After that, the records changed. Electoral rolls dropped names. The library wiped borrowing histories. People disappeared not in drama, but in paperwork.
Castle Street became a parody - vintage shopfronts lit like stage sets. The sweet shop glowed radioactive. The fudge glistened like candles. Restaurants bore names which slid if you stared for too long. Their windows tinted, their smells synthetic, their menus unknowable. But they were full. Every night. The same diners. The same meals. The same stares. One man said the food tasted like childhood, but couldn’t remember what that was.
Five years. That’s all it took.
Queenston remained as a postcode, a parish - a set of coordinates. But its soul was depleted. The river ran clear - not living clear, but sterile, disinfected, embalmed even. The post arrived precisely at noon. The square’s fountains sang like computers trying to sense. The bronze gorillas now looked like guards.
Queenston had been red in all the right ways - shabby, opinionated, occasionally furious. Full of oddball cousins who scolded you for swearing by swearing themselves, mad old women dressed like children’s TV presenters, kids who drew cocks on the bus stop in Biro. Now it was monochrome - sleek, silent, and perfectly aligned. The newcomers weren’t bad. Not even rude. That would have been something. No - they were too smooth, too optimised. Like something a distant software developer imagined a villager might be.
The townspeople - the real ones, the few who remained - stopped asking. Not because they didn’t care, but because asking felt provocative. Because the ones who asked were replaced. And then came the last question. From a child, of course. The last one.
‘Mum,’ she said, ‘why do Miss. Everett’s eyes blink sideways? Why doesn’t her hair move? Why do her clothes smell like the inside of the computer shop?’
The mother froze. Something flickered - a memory, maybe. A life. She looked at her daughter, whom she finally truly saw, and for a moment, you could almost believe she remembered what it meant to love.
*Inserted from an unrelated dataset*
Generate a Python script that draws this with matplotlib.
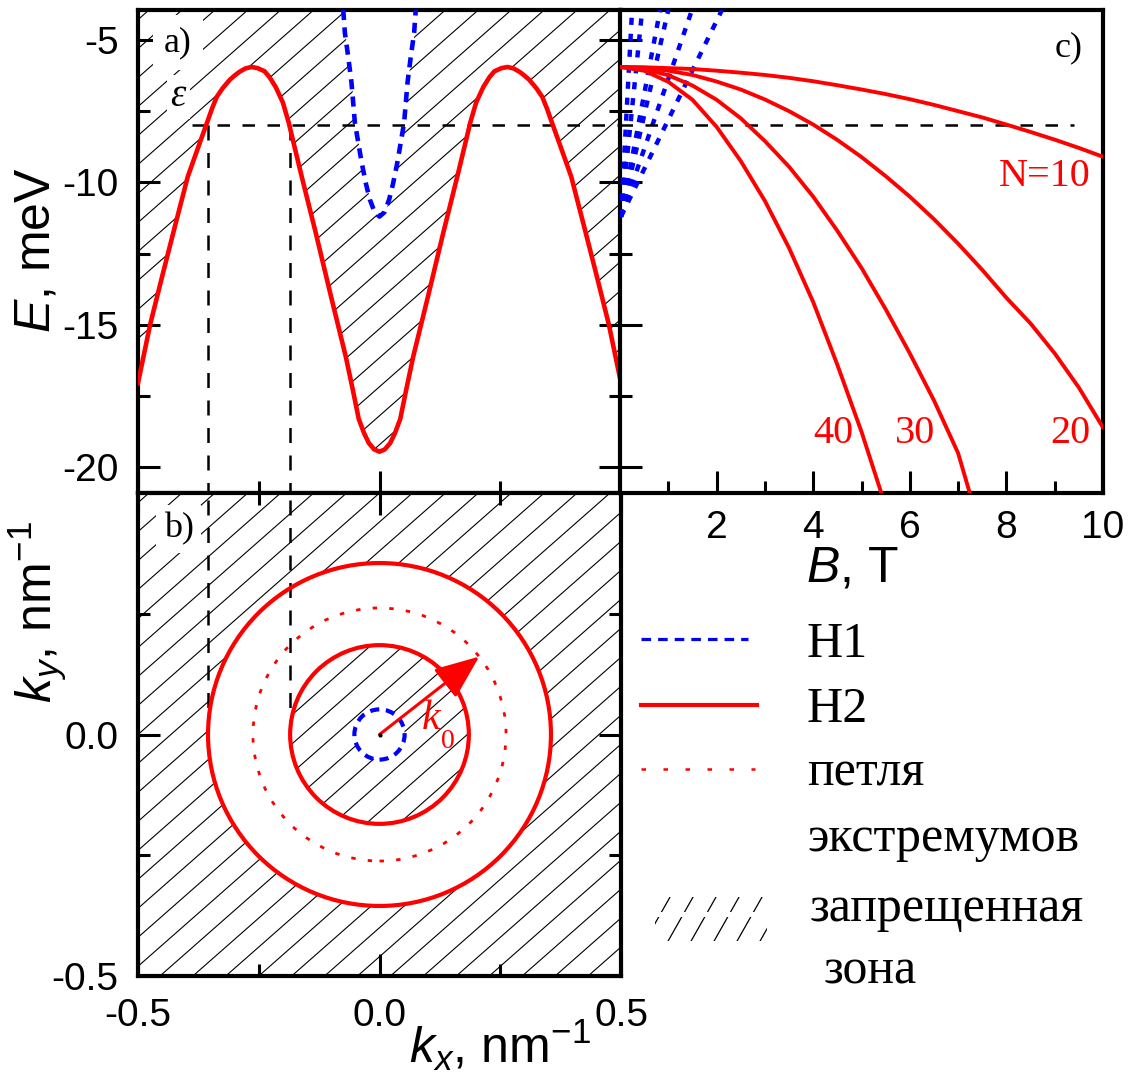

Then she smiled. Too wide, too white, and far too late.
By nightfall, the house was empty. Lights off. A ‘For Sale’ sign staked by lunch, removed by dinner, with a grey car blinking backwards into the drive in the morning.
The last family who remembered was erased – like a Sim, quietly dragged to the edge of the screen and dropped into nothing.
If the castle had once been built to keep something out, it had failed. But maybe that had never been the point. Maybe the walls were always meant to keep something in - to lock the human mess behind polite stone. They hadn’t invaded Queenston. They hadn’t even conquered it. They’d simply replaced it.
Now the whole town points east - aligned, obedient, and hollow. And in the silence which settles - neat as static, antiseptic as grief - you can just make out the brittle sound of a country forgetting how to laugh in its own tongue.